> Recorded data:
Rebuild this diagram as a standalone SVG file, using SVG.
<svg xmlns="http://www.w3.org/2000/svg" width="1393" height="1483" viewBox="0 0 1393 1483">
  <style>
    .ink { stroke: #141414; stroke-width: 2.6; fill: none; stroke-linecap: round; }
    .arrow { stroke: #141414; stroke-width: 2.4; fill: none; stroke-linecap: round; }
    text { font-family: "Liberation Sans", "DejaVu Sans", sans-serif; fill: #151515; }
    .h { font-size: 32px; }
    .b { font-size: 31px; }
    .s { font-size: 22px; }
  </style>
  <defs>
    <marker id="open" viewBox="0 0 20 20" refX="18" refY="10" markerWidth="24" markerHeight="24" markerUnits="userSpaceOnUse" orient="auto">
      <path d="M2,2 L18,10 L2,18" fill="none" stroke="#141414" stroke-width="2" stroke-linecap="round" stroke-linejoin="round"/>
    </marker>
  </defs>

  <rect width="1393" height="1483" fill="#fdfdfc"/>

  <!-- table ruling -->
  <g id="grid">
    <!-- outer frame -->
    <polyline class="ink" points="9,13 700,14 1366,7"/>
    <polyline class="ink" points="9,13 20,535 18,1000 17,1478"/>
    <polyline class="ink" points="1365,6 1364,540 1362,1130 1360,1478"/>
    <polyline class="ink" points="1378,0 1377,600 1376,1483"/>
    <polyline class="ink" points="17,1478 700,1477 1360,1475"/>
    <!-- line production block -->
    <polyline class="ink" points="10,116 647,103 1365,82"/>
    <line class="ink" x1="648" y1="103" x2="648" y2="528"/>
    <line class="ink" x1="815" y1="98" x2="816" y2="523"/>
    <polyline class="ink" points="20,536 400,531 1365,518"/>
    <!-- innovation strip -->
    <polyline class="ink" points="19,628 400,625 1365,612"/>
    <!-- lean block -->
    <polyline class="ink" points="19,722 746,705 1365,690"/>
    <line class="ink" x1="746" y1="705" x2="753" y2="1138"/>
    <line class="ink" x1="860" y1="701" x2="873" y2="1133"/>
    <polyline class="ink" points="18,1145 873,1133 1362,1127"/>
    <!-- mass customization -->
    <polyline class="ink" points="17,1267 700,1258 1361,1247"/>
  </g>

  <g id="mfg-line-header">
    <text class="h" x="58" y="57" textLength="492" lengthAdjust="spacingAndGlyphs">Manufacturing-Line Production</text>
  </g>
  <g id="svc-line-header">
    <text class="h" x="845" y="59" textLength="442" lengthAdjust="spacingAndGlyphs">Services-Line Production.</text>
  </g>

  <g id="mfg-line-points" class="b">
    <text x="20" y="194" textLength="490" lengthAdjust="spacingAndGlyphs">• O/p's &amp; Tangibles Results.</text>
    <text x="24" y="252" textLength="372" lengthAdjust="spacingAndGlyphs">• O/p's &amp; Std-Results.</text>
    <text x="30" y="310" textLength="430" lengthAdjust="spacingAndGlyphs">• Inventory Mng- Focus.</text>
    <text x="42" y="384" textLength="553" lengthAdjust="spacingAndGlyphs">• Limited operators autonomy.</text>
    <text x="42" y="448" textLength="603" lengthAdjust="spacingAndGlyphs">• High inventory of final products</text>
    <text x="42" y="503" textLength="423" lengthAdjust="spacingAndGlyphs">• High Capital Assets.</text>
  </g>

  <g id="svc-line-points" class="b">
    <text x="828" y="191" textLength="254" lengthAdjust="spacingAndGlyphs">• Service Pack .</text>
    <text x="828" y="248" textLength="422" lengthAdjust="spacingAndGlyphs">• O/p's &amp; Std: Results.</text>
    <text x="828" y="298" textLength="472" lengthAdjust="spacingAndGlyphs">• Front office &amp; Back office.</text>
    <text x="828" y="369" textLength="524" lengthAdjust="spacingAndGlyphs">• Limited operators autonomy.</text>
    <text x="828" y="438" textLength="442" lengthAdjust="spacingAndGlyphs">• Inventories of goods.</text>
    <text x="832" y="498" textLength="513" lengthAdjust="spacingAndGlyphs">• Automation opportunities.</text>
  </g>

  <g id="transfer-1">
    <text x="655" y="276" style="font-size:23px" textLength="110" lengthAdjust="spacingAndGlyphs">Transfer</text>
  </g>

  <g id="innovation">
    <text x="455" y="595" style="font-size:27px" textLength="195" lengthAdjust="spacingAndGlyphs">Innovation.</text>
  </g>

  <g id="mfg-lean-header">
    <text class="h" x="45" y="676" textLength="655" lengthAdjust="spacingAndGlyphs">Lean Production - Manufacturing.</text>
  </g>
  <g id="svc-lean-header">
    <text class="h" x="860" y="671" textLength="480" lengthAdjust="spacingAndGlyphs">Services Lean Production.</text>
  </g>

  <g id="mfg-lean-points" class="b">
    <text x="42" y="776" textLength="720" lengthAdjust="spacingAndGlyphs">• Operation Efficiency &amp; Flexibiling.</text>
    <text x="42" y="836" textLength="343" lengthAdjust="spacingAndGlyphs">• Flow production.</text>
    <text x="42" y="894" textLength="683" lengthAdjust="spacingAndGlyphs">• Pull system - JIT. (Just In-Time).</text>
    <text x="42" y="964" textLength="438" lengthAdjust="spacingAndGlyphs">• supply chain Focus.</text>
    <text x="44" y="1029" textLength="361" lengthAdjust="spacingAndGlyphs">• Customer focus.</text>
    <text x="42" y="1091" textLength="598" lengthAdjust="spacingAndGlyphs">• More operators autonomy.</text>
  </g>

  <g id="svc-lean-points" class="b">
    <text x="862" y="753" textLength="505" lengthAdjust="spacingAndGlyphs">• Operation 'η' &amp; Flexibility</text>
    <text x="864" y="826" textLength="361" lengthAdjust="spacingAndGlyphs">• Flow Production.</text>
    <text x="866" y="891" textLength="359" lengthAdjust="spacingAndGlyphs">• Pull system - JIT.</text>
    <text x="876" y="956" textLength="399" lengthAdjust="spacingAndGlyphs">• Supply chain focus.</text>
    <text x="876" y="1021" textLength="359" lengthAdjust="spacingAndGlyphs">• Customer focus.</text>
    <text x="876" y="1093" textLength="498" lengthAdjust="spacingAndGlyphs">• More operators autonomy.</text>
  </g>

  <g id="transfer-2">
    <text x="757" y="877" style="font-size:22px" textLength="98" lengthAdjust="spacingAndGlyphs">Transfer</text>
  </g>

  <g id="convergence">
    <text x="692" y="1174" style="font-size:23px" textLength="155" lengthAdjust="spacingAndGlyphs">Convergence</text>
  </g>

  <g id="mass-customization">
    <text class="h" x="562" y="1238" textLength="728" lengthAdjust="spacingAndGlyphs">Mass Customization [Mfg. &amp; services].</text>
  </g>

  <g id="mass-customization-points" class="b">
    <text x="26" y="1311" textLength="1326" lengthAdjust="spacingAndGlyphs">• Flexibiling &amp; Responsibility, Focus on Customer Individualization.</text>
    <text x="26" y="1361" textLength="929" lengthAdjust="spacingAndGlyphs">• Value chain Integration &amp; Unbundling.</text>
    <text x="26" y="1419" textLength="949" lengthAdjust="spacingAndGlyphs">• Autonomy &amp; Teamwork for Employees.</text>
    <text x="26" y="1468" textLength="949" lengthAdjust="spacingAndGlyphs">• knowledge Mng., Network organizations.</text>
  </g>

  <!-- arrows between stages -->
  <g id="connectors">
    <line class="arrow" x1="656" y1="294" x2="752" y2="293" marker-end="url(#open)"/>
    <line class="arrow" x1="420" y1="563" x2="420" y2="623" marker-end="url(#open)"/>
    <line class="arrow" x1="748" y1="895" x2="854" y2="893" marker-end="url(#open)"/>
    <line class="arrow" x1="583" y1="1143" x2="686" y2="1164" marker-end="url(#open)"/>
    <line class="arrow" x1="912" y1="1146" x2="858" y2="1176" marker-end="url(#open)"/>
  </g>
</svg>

> Task requirements: Your task is to repeat every line exactly.

> Finished exercise:
Rebuild this diagram as a standalone SVG file, using SVG.
<svg xmlns="http://www.w3.org/2000/svg" width="1393" height="1483" viewBox="0 0 1393 1483">
  <style>
    .ink { stroke: #141414; stroke-width: 2.6; fill: none; stroke-linecap: round; }
    .arrow { stroke: #141414; stroke-width: 2.4; fill: none; stroke-linecap: round; }
    text { font-family: "Liberation Sans", "DejaVu Sans", sans-serif; fill: #151515; }
    .h { font-size: 32px; }
    .b { font-size: 31px; }
    .s { font-size: 22px; }
  </style>
  <defs>
    <marker id="open" viewBox="0 0 20 20" refX="18" refY="10" markerWidth="24" markerHeight="24" markerUnits="userSpaceOnUse" orient="auto">
      <path d="M2,2 L18,10 L2,18" fill="none" stroke="#141414" stroke-width="2" stroke-linecap="round" stroke-linejoin="round"/>
    </marker>
  </defs>

  <rect width="1393" height="1483" fill="#fdfdfc"/>

  <!-- table ruling -->
  <g id="grid">
    <!-- outer frame -->
    <polyline class="ink" points="9,13 700,14 1366,7"/>
    <polyline class="ink" points="9,13 20,535 18,1000 17,1478"/>
    <polyline class="ink" points="1365,6 1364,540 1362,1130 1360,1478"/>
    <polyline class="ink" points="1378,0 1377,600 1376,1483"/>
    <polyline class="ink" points="17,1478 700,1477 1360,1475"/>
    <!-- line production block -->
    <polyline class="ink" points="10,116 647,103 1365,82"/>
    <line class="ink" x1="648" y1="103" x2="648" y2="528"/>
    <line class="ink" x1="815" y1="98" x2="816" y2="523"/>
    <polyline class="ink" points="20,536 400,531 1365,518"/>
    <!-- innovation strip -->
    <polyline class="ink" points="19,628 400,625 1365,612"/>
    <!-- lean block -->
    <polyline class="ink" points="19,722 746,705 1365,690"/>
    <line class="ink" x1="746" y1="705" x2="753" y2="1138"/>
    <line class="ink" x1="860" y1="701" x2="873" y2="1133"/>
    <polyline class="ink" points="18,1145 873,1133 1362,1127"/>
    <!-- mass customization -->
    <polyline class="ink" points="17,1267 700,1258 1361,1247"/>
  </g>

  <g id="mfg-line-header">
    <text class="h" x="58" y="57" textLength="492" lengthAdjust="spacingAndGlyphs">Manufacturing-Line Production</text>
  </g>
  <g id="svc-line-header">
    <text class="h" x="845" y="59" textLength="442" lengthAdjust="spacingAndGlyphs">Services-Line Production.</text>
  </g>

  <g id="mfg-line-points" class="b">
    <text x="20" y="194" textLength="490" lengthAdjust="spacingAndGlyphs">• O/p's &amp; Tangibles Results.</text>
    <text x="24" y="252" textLength="372" lengthAdjust="spacingAndGlyphs">• O/p's &amp; Std-Results.</text>
    <text x="30" y="310" textLength="430" lengthAdjust="spacingAndGlyphs">• Inventory Mng- Focus.</text>
    <text x="42" y="384" textLength="553" lengthAdjust="spacingAndGlyphs">• Limited operators autonomy.</text>
    <text x="42" y="448" textLength="603" lengthAdjust="spacingAndGlyphs">• High inventory of final products</text>
    <text x="42" y="503" textLength="423" lengthAdjust="spacingAndGlyphs">• High Capital Assets.</text>
  </g>

  <g id="svc-line-points" class="b">
    <text x="828" y="191" textLength="254" lengthAdjust="spacingAndGlyphs">• Service Pack .</text>
    <text x="828" y="248" textLength="422" lengthAdjust="spacingAndGlyphs">• O/p's &amp; Std: Results.</text>
    <text x="828" y="298" textLength="472" lengthAdjust="spacingAndGlyphs">• Front office &amp; Back office.</text>
    <text x="828" y="369" textLength="524" lengthAdjust="spacingAndGlyphs">• Limited operators autonomy.</text>
    <text x="828" y="438" textLength="442" lengthAdjust="spacingAndGlyphs">• Inventories of goods.</text>
    <text x="832" y="498" textLength="513" lengthAdjust="spacingAndGlyphs">• Automation opportunities.</text>
  </g>

  <g id="transfer-1">
    <text x="655" y="276" style="font-size:23px" textLength="110" lengthAdjust="spacingAndGlyphs">Transfer</text>
  </g>

  <g id="innovation">
    <text x="455" y="595" style="font-size:27px" textLength="195" lengthAdjust="spacingAndGlyphs">Innovation.</text>
  </g>

  <g id="mfg-lean-header">
    <text class="h" x="45" y="676" textLength="655" lengthAdjust="spacingAndGlyphs">Lean Production - Manufacturing.</text>
  </g>
  <g id="svc-lean-header">
    <text class="h" x="860" y="671" textLength="480" lengthAdjust="spacingAndGlyphs">Services Lean Production.</text>
  </g>

  <g id="mfg-lean-points" class="b">
    <text x="42" y="776" textLength="720" lengthAdjust="spacingAndGlyphs">• Operation Efficiency &amp; Flexibiling.</text>
    <text x="42" y="836" textLength="343" lengthAdjust="spacingAndGlyphs">• Flow production.</text>
    <text x="42" y="894" textLength="683" lengthAdjust="spacingAndGlyphs">• Pull system - JIT. (Just In-Time).</text>
    <text x="42" y="964" textLength="438" lengthAdjust="spacingAndGlyphs">• supply chain Focus.</text>
    <text x="44" y="1029" textLength="361" lengthAdjust="spacingAndGlyphs">• Customer focus.</text>
    <text x="42" y="1091" textLength="598" lengthAdjust="spacingAndGlyphs">• More operators autonomy.</text>
  </g>

  <g id="svc-lean-points" class="b">
    <text x="862" y="753" textLength="505" lengthAdjust="spacingAndGlyphs">• Operation 'η' &amp; Flexibility</text>
    <text x="864" y="826" textLength="361" lengthAdjust="spacingAndGlyphs">• Flow Production.</text>
    <text x="866" y="891" textLength="359" lengthAdjust="spacingAndGlyphs">• Pull system - JIT.</text>
    <text x="876" y="956" textLength="399" lengthAdjust="spacingAndGlyphs">• Supply chain focus.</text>
    <text x="876" y="1021" textLength="359" lengthAdjust="spacingAndGlyphs">• Customer focus.</text>
    <text x="876" y="1093" textLength="498" lengthAdjust="spacingAndGlyphs">• More operators autonomy.</text>
  </g>

  <g id="transfer-2">
    <text x="757" y="877" style="font-size:22px" textLength="98" lengthAdjust="spacingAndGlyphs">Transfer</text>
  </g>

  <g id="convergence">
    <text x="692" y="1174" style="font-size:23px" textLength="155" lengthAdjust="spacingAndGlyphs">Convergence</text>
  </g>

  <g id="mass-customization">
    <text class="h" x="562" y="1238" textLength="728" lengthAdjust="spacingAndGlyphs">Mass Customization [Mfg. &amp; services].</text>
  </g>

  <g id="mass-customization-points" class="b">
    <text x="26" y="1311" textLength="1326" lengthAdjust="spacingAndGlyphs">• Flexibiling &amp; Responsibility, Focus on Customer Individualization.</text>
    <text x="26" y="1361" textLength="929" lengthAdjust="spacingAndGlyphs">• Value chain Integration &amp; Unbundling.</text>
    <text x="26" y="1419" textLength="949" lengthAdjust="spacingAndGlyphs">• Autonomy &amp; Teamwork for Employees.</text>
    <text x="26" y="1468" textLength="949" lengthAdjust="spacingAndGlyphs">• knowledge Mng., Network organizations.</text>
  </g>

  <!-- arrows between stages -->
  <g id="connectors">
    <line class="arrow" x1="656" y1="294" x2="752" y2="293" marker-end="url(#open)"/>
    <line class="arrow" x1="420" y1="563" x2="420" y2="623" marker-end="url(#open)"/>
    <line class="arrow" x1="748" y1="895" x2="854" y2="893" marker-end="url(#open)"/>
    <line class="arrow" x1="583" y1="1143" x2="686" y2="1164" marker-end="url(#open)"/>
    <line class="arrow" x1="912" y1="1146" x2="858" y2="1176" marker-end="url(#open)"/>
  </g>
</svg>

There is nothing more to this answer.